For every process relating the same gas, the first law of thermodynamics is written (using the chemistry sign convention):
$$\Delta U = q - w$$
where
  • $$q$$ is the heat absorbed by the gas (positive when absorbed).
  • $$w$$ is the work done by the gas on the surroundings (positive when the gas expands).

Process X → Y

Given: $$q_1 = +10\; \text{J}$$ (heat absorbed),
       $$w_1 = +18\; \text{J}$$ (work done by the gas).
Thus
$$\Delta U_1 = q_1 - w_1 = 10 - 18 = -8\; \text{J} \; -(1)$$

Process Y → X

The gas returns to the initial state by a different path.

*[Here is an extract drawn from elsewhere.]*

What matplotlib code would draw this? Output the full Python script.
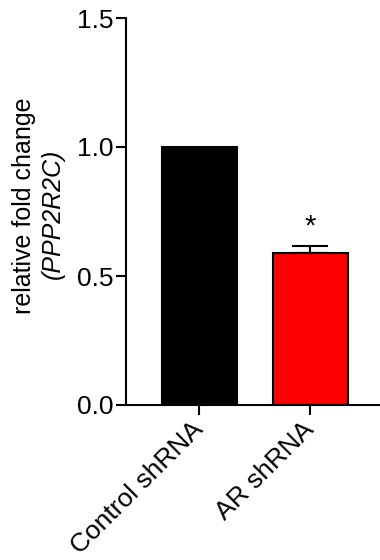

In this reverse path
       heat evolved (released) $$= 6\; \text{J} \implies q_2 = -6\; \text{J}$$

Because internal energy $$U$$ depends only on state, the total change around the closed cycle X → Y → X must be zero:
$$\Delta U_1 + \Delta U_2 = 0 \Longrightarrow \Delta U_2 = -\Delta U_1 = +8\; \text{J} \; -(2)$$

Apply the first-law equation to the reverse path:

$$\Delta U_2 = q_2 - w_2$$
Substitute the known values:
$$8 = (-6) - w_2$$
$$-w_2 = 14$$
$$w_2 = -14\; \text{J}$$

Negative $$w_2$$ means the work is done on the gas by the surroundings. Its magnitude is $$14\; \text{J}$$.

Hence, in the reverse process Y → X, 14 J of work is done on gas A by the surroundings.

Option D which is: 14 J of the work is done on the gas 'A' by the surrounding.